S&P 500 futures dropped roughly 0.5% following Powell's comments, with European equity futures also edging lower. The moves weren't dramatic, but they reflected genuine concern about the implications of political interference.

​Asian markets painted a mixed picture. Technology shares led gains in the region, though Japan remained shut for a holiday. This divergence suggests regional investors are weighing local factors alongside the Fed drama.

​The incident marks an escalation in tensions between the Trump administration and the Fed. Such political pressure on central bankers is rare in developed economies and typically associated with emerging market dysfunction.

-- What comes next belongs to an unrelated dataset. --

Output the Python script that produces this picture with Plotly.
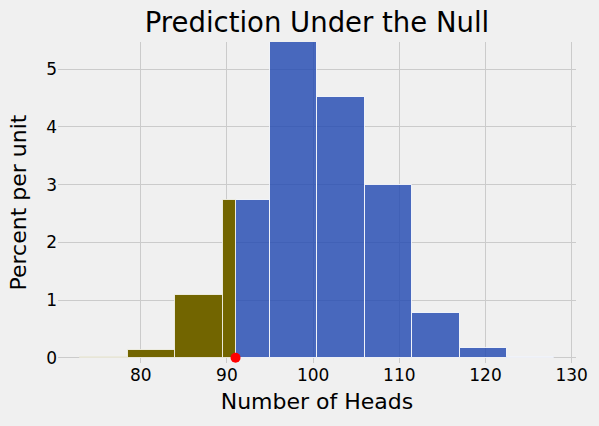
import plotly.graph_objects as go

# Data
bin_edges = [73, 78.5, 84, 89.5, 95, 100.5, 106, 111.5, 117, 122.5, 128]
percent_per_unit = [0.018, 0.133, 1.084, 2.728, 5.76, 4.51, 3.0, 0.773, 0.167, 0.018]
observed_heads = 91
x_ticks = [80, 90, 100, 110, 120, 130]
y_ticks = [0, 1, 2, 3, 4, 5]

BLUE = "rgba(30,70,176,0.8)"
GOLD = "#726500"
BG = "#f0f0f0"
GRID = "#cbcbcb"
FONT = "DejaVu Sans"

# split bins at the observed value: left part gold, right part blue
gold_x, gold_w, gold_y = [], [], []
blue_x, blue_w, blue_y = [], [], []
for lo, hi, h in zip(bin_edges[:-1], bin_edges[1:], percent_per_unit):
    if hi <= observed_heads:
        gold_x.append((lo + hi) / 2); gold_w.append(hi - lo); gold_y.append(h)
    elif lo >= observed_heads:
        blue_x.append((lo + hi) / 2); blue_w.append(hi - lo); blue_y.append(h)
    else:
        gold_x.append((lo + observed_heads) / 2); gold_w.append(observed_heads - lo); gold_y.append(h)
        blue_x.append((observed_heads + hi) / 2); blue_w.append(hi - observed_heads); blue_y.append(h)

fig = go.Figure()
fig.add_trace(go.Bar(x=blue_x, y=blue_y, width=blue_w,
                     marker=dict(color=BLUE, line=dict(color="rgba(255,255,255,0.85)", width=1)),
                     hoverinfo="skip"))
fig.add_trace(go.Bar(x=gold_x, y=gold_y, width=gold_w,
                     marker=dict(color=GOLD, line=dict(color="rgba(255,255,255,0.75)", width=1)),
                     hoverinfo="skip"))
fig.add_trace(go.Scatter(x=[observed_heads], y=[0], mode="markers",
                         marker=dict(color="red", size=10), cliponaxis=False,
                         hoverinfo="skip"))

fig.update_layout(
    width=599, height=426,
    paper_bgcolor=BG, plot_bgcolor=BG,
    barmode="overlay", bargap=0,
    showlegend=False,
    margin=dict(l=58, r=23, t=42, b=63),
    font=dict(family=FONT, color="#000000"),
    title=dict(text="Prediction Under the Null", x=0.5, xanchor="center",
               xref="paper", y=1 - 22 / 426, yref="container", yanchor="middle",
               font=dict(size=27.5, family=FONT, color="#000")),
    xaxis=dict(range=[70.4, 130.5], tickvals=x_ticks, showgrid=True, gridcolor=GRID,
               gridwidth=1, zeroline=False, showline=False, ticks="",
               tickfont=dict(size=17), title=dict(text="Number of Heads", font=dict(size=22),
                                                  standoff=9)),
    yaxis=dict(range=[-0.09, 5.47], tickvals=y_ticks, showgrid=True, gridcolor=GRID,
               gridwidth=1, zeroline=False, showline=False, ticks="",
               tickfont=dict(size=17), title=dict(text="Percent per unit", font=dict(size=22),
                                                  standoff=13)),
)
fig.update_xaxes(automargin=False)
fig.update_yaxes(automargin=False)

fig.write_html("out.html", config={"displayModeBar": False},
               post_script="document.body.style.margin='0';document.body.style.background='#f0f0f0';")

​Dollar falls as Fed independence concerns mount

​The US dollar index fell approximately 0.3%, heading for its biggest daily decline since mid-December. The Swiss franc gained 0.4%, while the euro firmed near $1.17, reflecting a flight to currencies perceived as more insulated from US political turbulence.

​Fed funds futures priced in around three additional basis points of easing this year. While modest, this shift indicates concern that political pressure could force the Fed to cut rates faster than economic conditions warrant.

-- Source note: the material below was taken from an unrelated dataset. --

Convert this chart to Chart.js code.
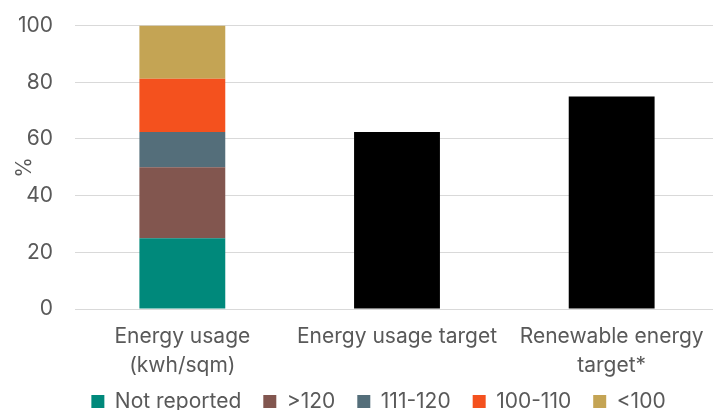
<!DOCTYPE html>
<html>
<head>
<meta charset="utf-8">
<script src="https://cdn.jsdelivr.net/npm/chart.js@4/dist/chart.umd.min.js"></script>
<style>
  html, body { margin: 0; padding: 0; background: #ffffff; overflow: hidden; }
  #wrap { position: relative; width: 757px; height: 447px; margin-top: -9px; }
</style>
</head>
<body>
<div id="wrap"><canvas id="chart"></canvas></div>
<script>
// Categories along the x axis (multi-line labels as arrays)
const categories = [
  ['Energy usage', '(kwh/sqm)'],
  'Energy usage target',
  ['Renewable energy', 'target*']
];

// Energy usage bands (% of respondents), first category only
const notReported = [25, null, null];
const over120     = [25, null, null];
const from111to120 = [12.5, null, null];
const from100to110 = [18.75, null, null];
const under100    = [18.75, null, null];

// Share with energy targets
const targetShares = [null, 62.5, 75];

// Y axis ticks
const yTicks = [0, 20, 40, 60, 80, 100];

const textColor = '#595959';
const fontFamily = 'Inter, "Noto Sans", sans-serif';

Chart.defaults.font.family = fontFamily;
Chart.defaults.font.size = 21;
Chart.defaults.color = textColor;

// Pull the legend row up closer to the category labels
const legendLift = {
  id: 'legendLift',
  afterLayout(chart) {
    if (chart.legend) {
      chart.legend.top -= 16;
      chart.legend.bottom -= 16;
    }
  }
};

new Chart(document.getElementById('chart'), {
  type: 'bar',
  data: {
    labels: categories,
    datasets: [
      { label: 'Not reported', data: notReported, backgroundColor: '#00897B' },
      { label: '>120', data: over120, backgroundColor: '#82564F' },
      { label: '111-120', data: from111to120, backgroundColor: '#546E7A' },
      { label: '100-110', data: from100to110, backgroundColor: '#F4511E' },
      { label: '<100', data: under100, backgroundColor: '#C4A454' },
      { label: 'Target', data: targetShares, backgroundColor: '#000000' }
    ]
  },
  plugins: [legendLift],
  options: {
    responsive: true,
    maintainAspectRatio: false,
    animation: false,
    devicePixelRatio: 1,
    datasets: {
      bar: { barPercentage: 0.4, categoryPercentage: 1.0 }
    },
    layout: { padding: { top: 6, left: 0, right: 0, bottom: 0 } },
    plugins: {
      tooltip: { enabled: false },
      legend: {
        position: 'bottom',
        labels: {
          boxWidth: 13,
          boxHeight: 13,
          padding: 22,
          color: textColor,
          font: { size: 21 },
          filter: (item) => item.text !== 'Target'
        }
      }
    },
    scales: {
      x: {
        stacked: true,
        grid: { display: false },
        border: { display: false },
        ticks: {
          color: textColor,
          font: { size: 21, lineHeight: 1.38 },
          padding: 5,
          maxRotation: 0,
          autoSkip: false
        }
      },
      y: {
        stacked: true,
        min: 0,
        max: 100,
        afterBuildTicks: (axis) => { axis.ticks = yTicks.map(v => ({ value: v })); },
        afterFit: (axis) => { axis.width = 75; },
        grid: { color: '#d9d9d9', lineWidth: 1, drawTicks: false },
        border: { display: false },
        ticks: { color: textColor, font: { size: 21 }, padding: 22 },
        title: {
          display: true,
          text: '%',
          color: textColor,
          font: { size: 21 },
          padding: { top: 12, bottom: 0 }
        }
      },
      yRight: {
        position: 'right',
        display: true,
        afterFit: (axis) => { axis.width = 38; },
        grid: { display: false, drawTicks: false },
        border: { display: false },
        ticks: { display: false }
      }
    }
  }
});
</script>
</body>
</html>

​The dollar's decline wasn't steep enough to suggest panic, but it does highlight how sensitive markets are to threats against Fed independence. Any further escalation could trigger more substantial currency moves.

​Iran tensions add to geopolitical risk premium

​Escalating unrest in Iran has kept geopolitical risks elevated, providing additional support for gold's record-breaking rally. The situation adds another layer of uncertainty to already jittery markets.

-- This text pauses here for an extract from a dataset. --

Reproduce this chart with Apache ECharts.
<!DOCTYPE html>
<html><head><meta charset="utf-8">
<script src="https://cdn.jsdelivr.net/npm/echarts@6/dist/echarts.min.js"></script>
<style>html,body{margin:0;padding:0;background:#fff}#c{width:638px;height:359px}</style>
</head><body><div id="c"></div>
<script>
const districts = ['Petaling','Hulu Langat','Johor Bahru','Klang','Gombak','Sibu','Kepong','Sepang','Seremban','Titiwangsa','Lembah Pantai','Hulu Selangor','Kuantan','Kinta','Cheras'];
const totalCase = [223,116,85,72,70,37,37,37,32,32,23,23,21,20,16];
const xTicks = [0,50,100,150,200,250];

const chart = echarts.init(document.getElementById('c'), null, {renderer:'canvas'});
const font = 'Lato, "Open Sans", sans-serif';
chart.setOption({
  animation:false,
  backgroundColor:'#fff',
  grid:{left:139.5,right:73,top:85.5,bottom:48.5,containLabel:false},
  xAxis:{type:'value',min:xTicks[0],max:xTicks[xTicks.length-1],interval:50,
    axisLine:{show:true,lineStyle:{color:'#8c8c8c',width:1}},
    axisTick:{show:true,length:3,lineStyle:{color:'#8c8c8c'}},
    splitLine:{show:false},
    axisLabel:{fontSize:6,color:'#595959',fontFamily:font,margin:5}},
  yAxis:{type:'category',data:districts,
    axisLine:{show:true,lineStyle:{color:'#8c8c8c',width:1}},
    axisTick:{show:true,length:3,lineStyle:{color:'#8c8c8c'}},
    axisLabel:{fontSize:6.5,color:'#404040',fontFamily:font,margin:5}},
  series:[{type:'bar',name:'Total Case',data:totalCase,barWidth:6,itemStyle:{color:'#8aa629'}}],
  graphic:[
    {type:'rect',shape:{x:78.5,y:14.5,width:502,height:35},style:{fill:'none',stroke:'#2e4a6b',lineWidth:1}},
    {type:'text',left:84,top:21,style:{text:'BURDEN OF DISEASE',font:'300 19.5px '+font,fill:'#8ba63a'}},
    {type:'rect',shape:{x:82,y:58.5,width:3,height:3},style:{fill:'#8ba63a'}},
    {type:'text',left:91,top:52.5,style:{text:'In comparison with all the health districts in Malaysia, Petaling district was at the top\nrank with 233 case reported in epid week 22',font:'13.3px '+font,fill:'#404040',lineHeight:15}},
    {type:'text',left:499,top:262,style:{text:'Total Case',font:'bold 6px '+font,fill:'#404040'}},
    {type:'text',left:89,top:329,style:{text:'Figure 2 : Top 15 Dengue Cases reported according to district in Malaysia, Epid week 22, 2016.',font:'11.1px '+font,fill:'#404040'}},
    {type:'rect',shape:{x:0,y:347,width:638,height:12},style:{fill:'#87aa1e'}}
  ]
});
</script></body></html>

​Middle East tensions typically boost haven assets like gold and weigh on risk sentiment. The current episode follows this established pattern, with investors seeking protection against potential escalation.

​Oil markets have remained relatively stable despite the Iran situation, suggesting traders don't yet see major supply disruption risks. However, any deterioration could quickly change this calculus.

​Oil eases as focus shifts to data releases

Brent crude oil slipped to about $62.90 a barrel after recent gains, with traders taking profits ahead of key data releases. The modest pullback doesn't signal a change in trend, but rather reflects caution before this week's economic numbers.

​Oil markets have been relatively stable despite broader market jitters. Supply dynamics remain supportive, with OPEC+ maintaining production discipline. Demand concerns persist but haven't yet triggered a selloff.

​The focus now shifts to US inflation data and China trade figures due this week. These releases could provide fresh direction for oil prices, particularly if they reveal unexpected weakness in demand.

​Oxford Nanopore beats expectations

​Away from macro concerns, Oxford Nanopore delivered encouraging results. The biotech group expects full-year revenue of £223 - 224 million, up roughly 22% and slightly ahead of guidance.

​Growth came from broad-based gains across regions, end markets and products. This diversification should please investors worried about over-reliance on any single revenue stream.

​The company remains well capitalised with around £302 million of cash. Management said it continues making progress towards profitability, a key milestone for a growth-stage technology company.

​Week ahead: inflation data and bank earnings

​Markets face a packed calendar this week. US inflation figures will be scrutinised for signs that price pressures are easing. Any surprise could amplify volatility given the current focus on Fed policy.

​China trade data will provide insight into the world's second-largest economy. Weak numbers would add to concerns about global growth, potentially weighing on risk assets and supporting safe havens.

​US bank earnings kick off this week, offering a window into the health of corporate America. Results from major lenders typically set the tone for the broader earnings season.